A $2 billion windfall to help support long-overdue infrastructure projects awaits state and local governments throughout the country. The U.S. Department of Transportation (USDOT) has once again made unspent earmarks available and today issued new guidelines and project lists regarding the process necessary for the state Departments of Transportation (DOTs) to begin accessing those funds.
Earmarks historically have been used to designate funding for certain projects, often at the expense of transparency and accountability. However, the Obama Administration has since taken steps to move away from the use of earmarks.
In 2012, USDOT distributed more than $470 million in unspent earmarks available to states to be repurposed. This year’s $2 billion comes from previously earmarked funds amassed from original designations that were more than 10 years old with less than 10 percent of the funds obligated or if the project has been closed. States with qualifying leftover funds can, through the end of FY 2016, repurpose these funds to other projects within 50 miles of the location for which they were originally intended.
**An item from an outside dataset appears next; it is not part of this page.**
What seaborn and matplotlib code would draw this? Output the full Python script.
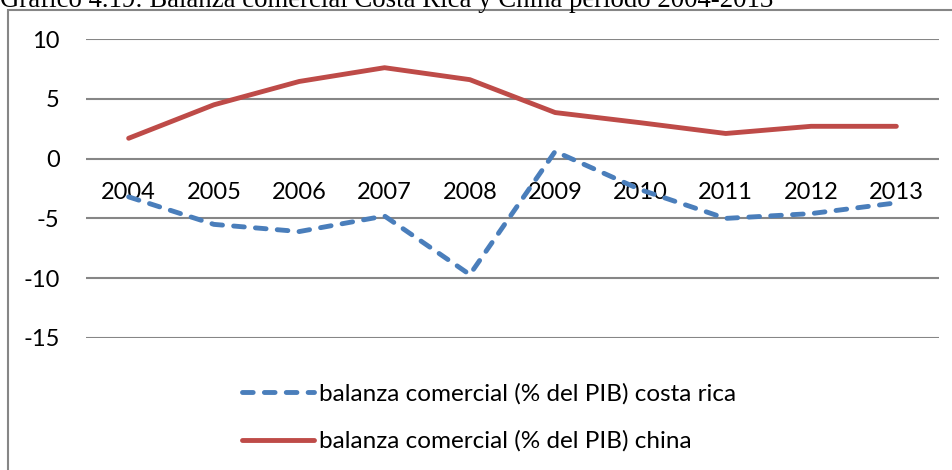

Once a state makes known its plans for repurposing those funds, the funds will be made immediately available for use through the respective state DOT. The public entity will then have until the end of FY 2019 to obligate the funds.
The guidelines were issued today by the Federal Highway Administration. U.S. Transportation Secretary Anthony Foxx has urged participating entities to focus on projects that “reconnect their communities and increase access to jobs, education and basic services.”
Funds that are repurposed for other projects will provide transportation infrastructure-related contracting opportunities for private-sector firms large and small. Unused funding from these individual projects ranges from thousands to millions of dollars.